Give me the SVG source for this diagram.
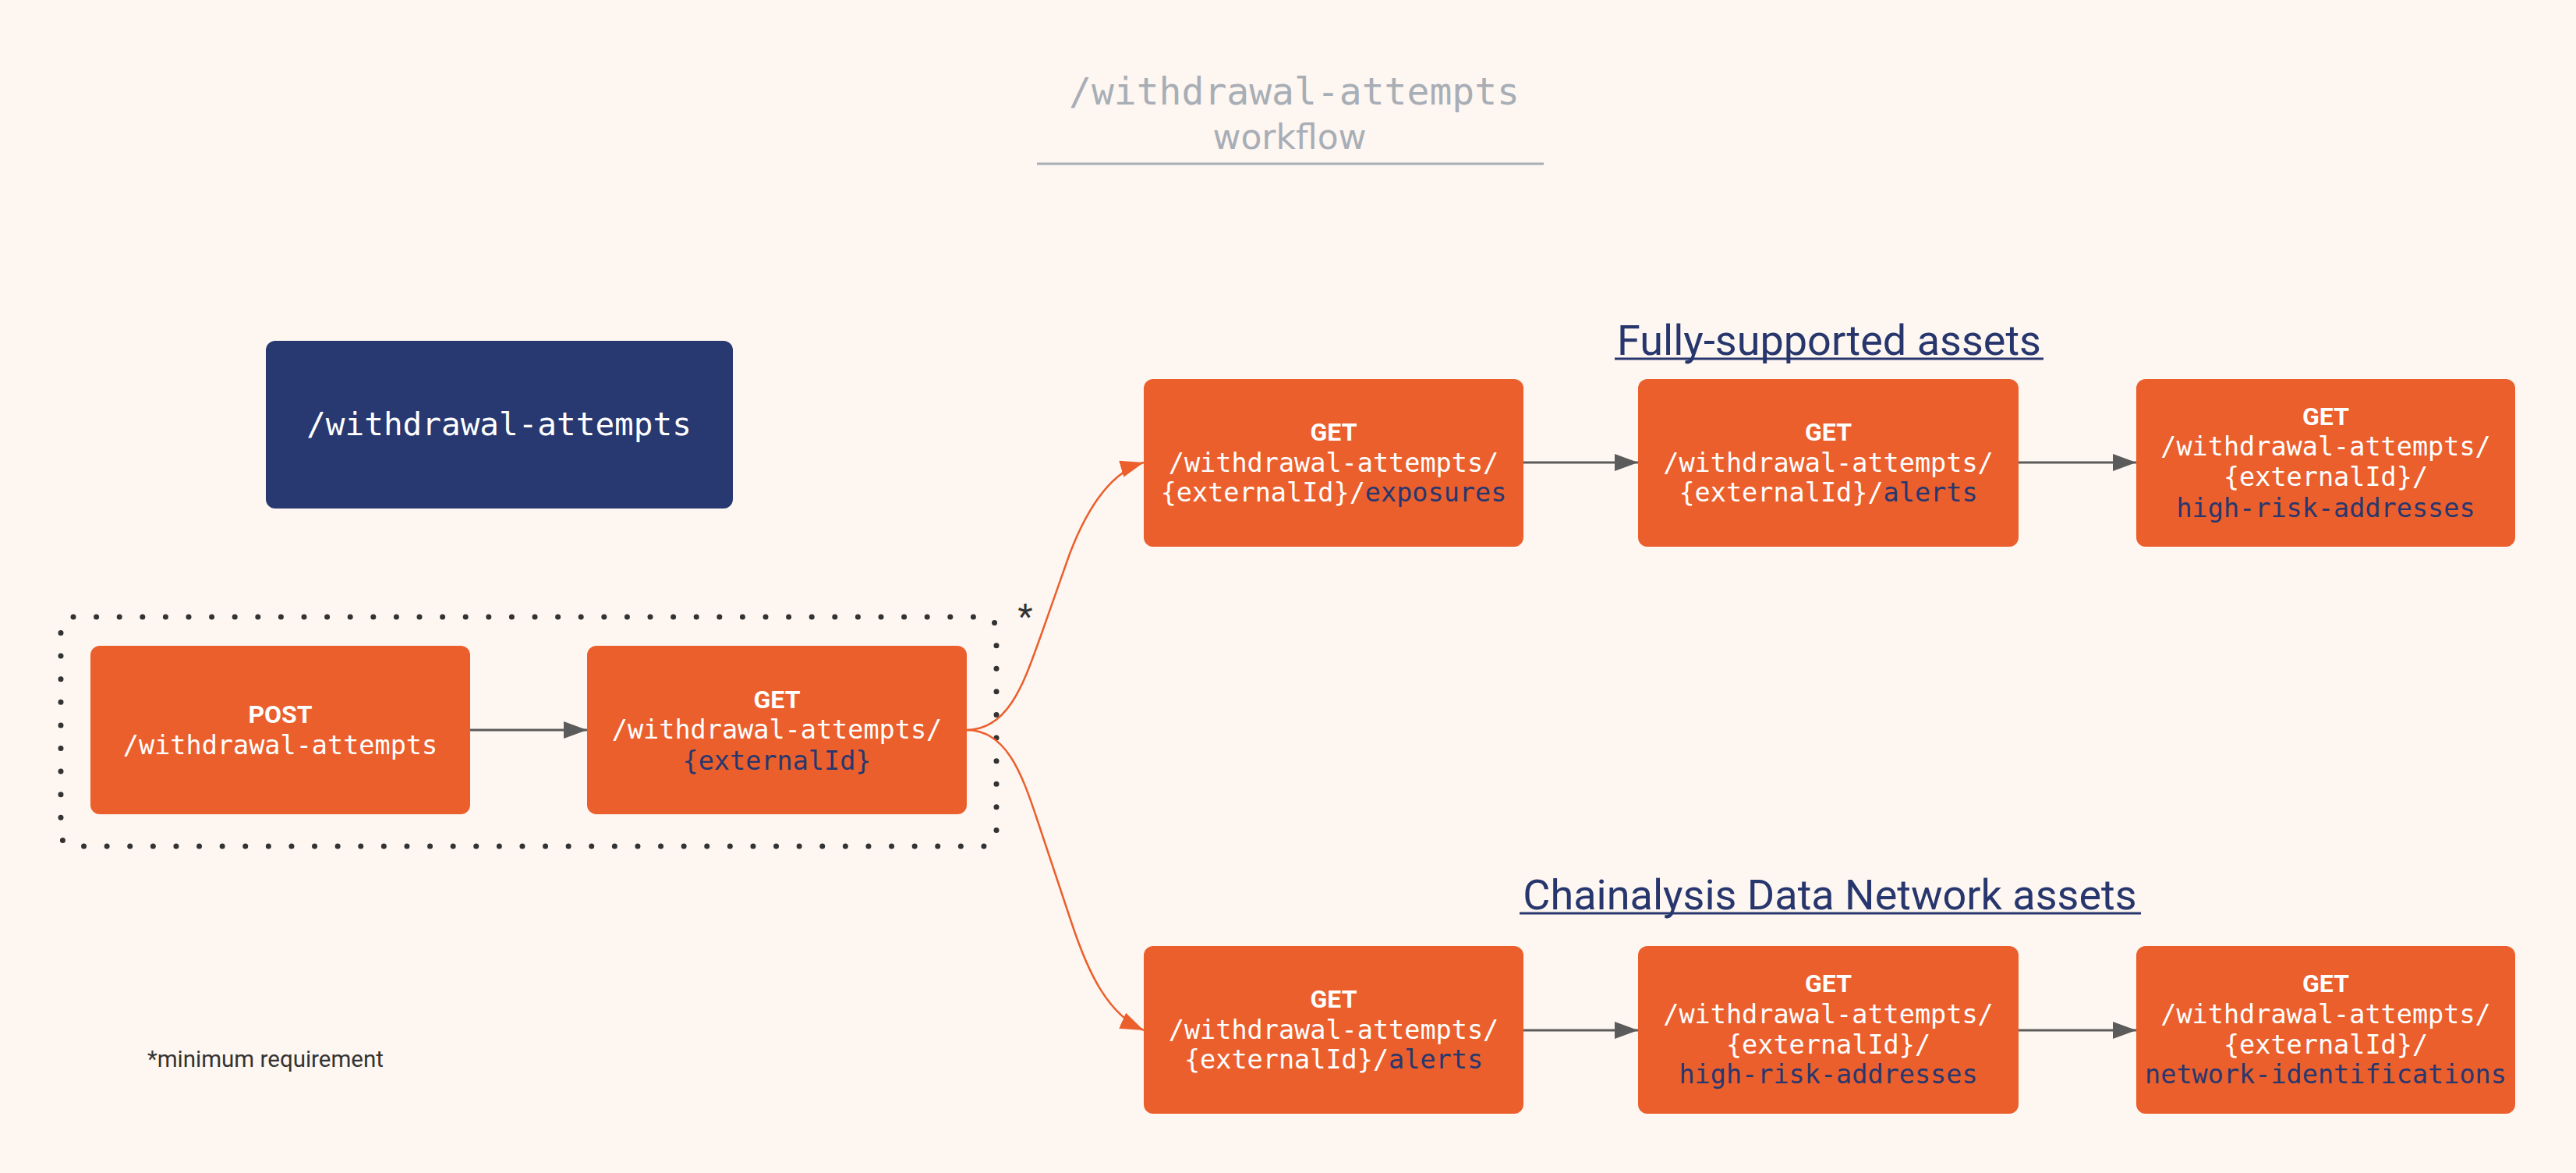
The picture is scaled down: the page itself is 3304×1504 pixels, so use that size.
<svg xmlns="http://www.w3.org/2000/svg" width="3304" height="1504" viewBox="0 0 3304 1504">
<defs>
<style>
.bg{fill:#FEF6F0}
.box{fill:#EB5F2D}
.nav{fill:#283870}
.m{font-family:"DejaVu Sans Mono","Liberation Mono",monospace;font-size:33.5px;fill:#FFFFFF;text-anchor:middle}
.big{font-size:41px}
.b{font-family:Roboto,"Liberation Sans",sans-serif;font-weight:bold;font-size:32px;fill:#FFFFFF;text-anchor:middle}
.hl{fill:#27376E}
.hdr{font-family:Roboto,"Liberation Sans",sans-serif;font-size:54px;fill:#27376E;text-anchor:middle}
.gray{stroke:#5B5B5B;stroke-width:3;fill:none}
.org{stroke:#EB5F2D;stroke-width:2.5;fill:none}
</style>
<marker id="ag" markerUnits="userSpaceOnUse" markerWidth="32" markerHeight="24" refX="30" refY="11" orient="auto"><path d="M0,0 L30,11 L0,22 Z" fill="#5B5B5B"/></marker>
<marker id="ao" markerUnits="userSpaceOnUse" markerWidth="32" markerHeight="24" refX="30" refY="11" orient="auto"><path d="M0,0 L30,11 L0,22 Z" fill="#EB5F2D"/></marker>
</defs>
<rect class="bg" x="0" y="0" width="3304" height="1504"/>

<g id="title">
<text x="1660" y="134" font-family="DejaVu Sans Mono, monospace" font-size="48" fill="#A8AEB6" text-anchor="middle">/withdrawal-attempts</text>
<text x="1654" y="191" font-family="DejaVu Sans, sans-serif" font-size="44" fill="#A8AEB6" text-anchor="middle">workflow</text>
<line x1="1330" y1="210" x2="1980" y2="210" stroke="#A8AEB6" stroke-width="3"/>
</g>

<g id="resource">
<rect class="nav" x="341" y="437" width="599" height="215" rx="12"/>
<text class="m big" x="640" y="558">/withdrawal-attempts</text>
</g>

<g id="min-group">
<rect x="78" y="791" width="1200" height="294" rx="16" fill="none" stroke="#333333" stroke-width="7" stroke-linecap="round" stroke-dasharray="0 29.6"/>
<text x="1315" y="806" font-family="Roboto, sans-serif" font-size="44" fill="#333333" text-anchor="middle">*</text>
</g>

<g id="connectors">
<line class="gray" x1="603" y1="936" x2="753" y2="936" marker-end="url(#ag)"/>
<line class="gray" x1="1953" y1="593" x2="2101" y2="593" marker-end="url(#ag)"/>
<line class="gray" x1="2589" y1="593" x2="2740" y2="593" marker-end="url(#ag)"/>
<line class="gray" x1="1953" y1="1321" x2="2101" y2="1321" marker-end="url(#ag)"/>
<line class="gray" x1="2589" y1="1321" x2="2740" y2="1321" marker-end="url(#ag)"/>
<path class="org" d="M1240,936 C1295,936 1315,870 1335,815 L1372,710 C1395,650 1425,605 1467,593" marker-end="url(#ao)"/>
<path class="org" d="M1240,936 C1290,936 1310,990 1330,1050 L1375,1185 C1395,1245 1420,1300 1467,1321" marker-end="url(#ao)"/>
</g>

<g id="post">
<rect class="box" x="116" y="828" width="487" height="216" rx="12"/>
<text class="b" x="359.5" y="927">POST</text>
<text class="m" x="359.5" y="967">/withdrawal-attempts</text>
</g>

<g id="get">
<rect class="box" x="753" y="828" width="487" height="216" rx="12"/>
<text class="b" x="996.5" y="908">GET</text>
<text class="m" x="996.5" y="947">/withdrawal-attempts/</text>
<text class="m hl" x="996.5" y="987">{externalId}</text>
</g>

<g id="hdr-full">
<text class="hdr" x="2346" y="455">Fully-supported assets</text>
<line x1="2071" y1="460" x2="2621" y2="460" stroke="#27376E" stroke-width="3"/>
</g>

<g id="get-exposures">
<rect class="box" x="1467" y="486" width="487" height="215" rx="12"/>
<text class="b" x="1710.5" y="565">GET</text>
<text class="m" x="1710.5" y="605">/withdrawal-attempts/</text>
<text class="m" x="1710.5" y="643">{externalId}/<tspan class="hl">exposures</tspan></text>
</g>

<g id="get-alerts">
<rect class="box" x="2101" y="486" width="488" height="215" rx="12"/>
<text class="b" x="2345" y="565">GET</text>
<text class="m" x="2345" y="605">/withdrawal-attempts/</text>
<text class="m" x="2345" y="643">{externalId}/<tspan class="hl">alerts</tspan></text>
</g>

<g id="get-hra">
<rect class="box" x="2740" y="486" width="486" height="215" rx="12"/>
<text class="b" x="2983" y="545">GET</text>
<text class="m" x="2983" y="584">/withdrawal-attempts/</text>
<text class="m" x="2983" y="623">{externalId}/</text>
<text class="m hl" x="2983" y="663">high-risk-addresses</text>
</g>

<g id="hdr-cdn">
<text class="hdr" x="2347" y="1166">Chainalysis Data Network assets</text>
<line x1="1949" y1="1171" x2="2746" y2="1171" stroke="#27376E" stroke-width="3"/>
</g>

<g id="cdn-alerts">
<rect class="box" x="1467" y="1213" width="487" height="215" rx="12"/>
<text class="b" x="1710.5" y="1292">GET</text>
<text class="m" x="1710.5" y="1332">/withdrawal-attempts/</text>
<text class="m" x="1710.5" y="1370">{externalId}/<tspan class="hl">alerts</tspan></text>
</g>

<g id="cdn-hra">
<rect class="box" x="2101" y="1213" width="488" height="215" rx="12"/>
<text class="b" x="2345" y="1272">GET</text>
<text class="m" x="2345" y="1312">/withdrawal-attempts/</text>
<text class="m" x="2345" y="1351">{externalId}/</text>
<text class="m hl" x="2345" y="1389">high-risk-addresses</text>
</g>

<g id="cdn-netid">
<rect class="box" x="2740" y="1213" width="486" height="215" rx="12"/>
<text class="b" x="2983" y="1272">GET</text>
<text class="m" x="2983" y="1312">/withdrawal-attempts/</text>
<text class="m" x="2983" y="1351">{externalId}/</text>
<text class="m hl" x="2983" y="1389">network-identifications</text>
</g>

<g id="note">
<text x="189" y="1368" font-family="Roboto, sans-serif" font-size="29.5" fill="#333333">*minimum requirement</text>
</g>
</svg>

Description of the task = Working from the material above, transcribe it exactly while omitting pictures.

Written reply =
Give me the SVG source for this diagram.
The picture is scaled down: the page itself is 3304×1504 pixels, so use that size.
<svg xmlns="http://www.w3.org/2000/svg" width="3304" height="1504" viewBox="0 0 3304 1504">
<defs>
<style>
.bg{fill:#FEF6F0}
.box{fill:#EB5F2D}
.nav{fill:#283870}
.m{font-family:"DejaVu Sans Mono","Liberation Mono",monospace;font-size:33.5px;fill:#FFFFFF;text-anchor:middle}
.big{font-size:41px}
.b{font-family:Roboto,"Liberation Sans",sans-serif;font-weight:bold;font-size:32px;fill:#FFFFFF;text-anchor:middle}
.hl{fill:#27376E}
.hdr{font-family:Roboto,"Liberation Sans",sans-serif;font-size:54px;fill:#27376E;text-anchor:middle}
.gray{stroke:#5B5B5B;stroke-width:3;fill:none}
.org{stroke:#EB5F2D;stroke-width:2.5;fill:none}
</style>
<marker id="ag" markerUnits="userSpaceOnUse" markerWidth="32" markerHeight="24" refX="30" refY="11" orient="auto"><path d="M0,0 L30,11 L0,22 Z" fill="#5B5B5B"/></marker>
<marker id="ao" markerUnits="userSpaceOnUse" markerWidth="32" markerHeight="24" refX="30" refY="11" orient="auto"><path d="M0,0 L30,11 L0,22 Z" fill="#EB5F2D"/></marker>
</defs>
<rect class="bg" x="0" y="0" width="3304" height="1504"/>

<g id="title">
<text x="1660" y="134" font-family="DejaVu Sans Mono, monospace" font-size="48" fill="#A8AEB6" text-anchor="middle">/withdrawal-attempts</text>
<text x="1654" y="191" font-family="DejaVu Sans, sans-serif" font-size="44" fill="#A8AEB6" text-anchor="middle">workflow</text>
<line x1="1330" y1="210" x2="1980" y2="210" stroke="#A8AEB6" stroke-width="3"/>
</g>

<g id="resource">
<rect class="nav" x="341" y="437" width="599" height="215" rx="12"/>
<text class="m big" x="640" y="558">/withdrawal-attempts</text>
</g>

<g id="min-group">
<rect x="78" y="791" width="1200" height="294" rx="16" fill="none" stroke="#333333" stroke-width="7" stroke-linecap="round" stroke-dasharray="0 29.6"/>
<text x="1315" y="806" font-family="Roboto, sans-serif" font-size="44" fill="#333333" text-anchor="middle">*</text>
</g>

<g id="connectors">
<line class="gray" x1="603" y1="936" x2="753" y2="936" marker-end="url(#ag)"/>
<line class="gray" x1="1953" y1="593" x2="2101" y2="593" marker-end="url(#ag)"/>
<line class="gray" x1="2589" y1="593" x2="2740" y2="593" marker-end="url(#ag)"/>
<line class="gray" x1="1953" y1="1321" x2="2101" y2="1321" marker-end="url(#ag)"/>
<line class="gray" x1="2589" y1="1321" x2="2740" y2="1321" marker-end="url(#ag)"/>
<path class="org" d="M1240,936 C1295,936 1315,870 1335,815 L1372,710 C1395,650 1425,605 1467,593" marker-end="url(#ao)"/>
<path class="org" d="M1240,936 C1290,936 1310,990 1330,1050 L1375,1185 C1395,1245 1420,1300 1467,1321" marker-end="url(#ao)"/>
</g>

<g id="post">
<rect class="box" x="116" y="828" width="487" height="216" rx="12"/>
<text class="b" x="359.5" y="927">POST</text>
<text class="m" x="359.5" y="967">/withdrawal-attempts</text>
</g>

<g id="get">
<rect class="box" x="753" y="828" width="487" height="216" rx="12"/>
<text class="b" x="996.5" y="908">GET</text>
<text class="m" x="996.5" y="947">/withdrawal-attempts/</text>
<text class="m hl" x="996.5" y="987">{externalId}</text>
</g>

<g id="hdr-full">
<text class="hdr" x="2346" y="455">Fully-supported assets</text>
<line x1="2071" y1="460" x2="2621" y2="460" stroke="#27376E" stroke-width="3"/>
</g>

<g id="get-exposures">
<rect class="box" x="1467" y="486" width="487" height="215" rx="12"/>
<text class="b" x="1710.5" y="565">GET</text>
<text class="m" x="1710.5" y="605">/withdrawal-attempts/</text>
<text class="m" x="1710.5" y="643">{externalId}/<tspan class="hl">exposures</tspan></text>
</g>

<g id="get-alerts">
<rect class="box" x="2101" y="486" width="488" height="215" rx="12"/>
<text class="b" x="2345" y="565">GET</text>
<text class="m" x="2345" y="605">/withdrawal-attempts/</text>
<text class="m" x="2345" y="643">{externalId}/<tspan class="hl">alerts</tspan></text>
</g>

<g id="get-hra">
<rect class="box" x="2740" y="486" width="486" height="215" rx="12"/>
<text class="b" x="2983" y="545">GET</text>
<text class="m" x="2983" y="584">/withdrawal-attempts/</text>
<text class="m" x="2983" y="623">{externalId}/</text>
<text class="m hl" x="2983" y="663">high-risk-addresses</text>
</g>

<g id="hdr-cdn">
<text class="hdr" x="2347" y="1166">Chainalysis Data Network assets</text>
<line x1="1949" y1="1171" x2="2746" y2="1171" stroke="#27376E" stroke-width="3"/>
</g>

<g id="cdn-alerts">
<rect class="box" x="1467" y="1213" width="487" height="215" rx="12"/>
<text class="b" x="1710.5" y="1292">GET</text>
<text class="m" x="1710.5" y="1332">/withdrawal-attempts/</text>
<text class="m" x="1710.5" y="1370">{externalId}/<tspan class="hl">alerts</tspan></text>
</g>

<g id="cdn-hra">
<rect class="box" x="2101" y="1213" width="488" height="215" rx="12"/>
<text class="b" x="2345" y="1272">GET</text>
<text class="m" x="2345" y="1312">/withdrawal-attempts/</text>
<text class="m" x="2345" y="1351">{externalId}/</text>
<text class="m hl" x="2345" y="1389">high-risk-addresses</text>
</g>

<g id="cdn-netid">
<rect class="box" x="2740" y="1213" width="486" height="215" rx="12"/>
<text class="b" x="2983" y="1272">GET</text>
<text class="m" x="2983" y="1312">/withdrawal-attempts/</text>
<text class="m" x="2983" y="1351">{externalId}/</text>
<text class="m hl" x="2983" y="1389">network-identifications</text>
</g>

<g id="note">
<text x="189" y="1368" font-family="Roboto, sans-serif" font-size="29.5" fill="#333333">*minimum requirement</text>
</g>
</svg>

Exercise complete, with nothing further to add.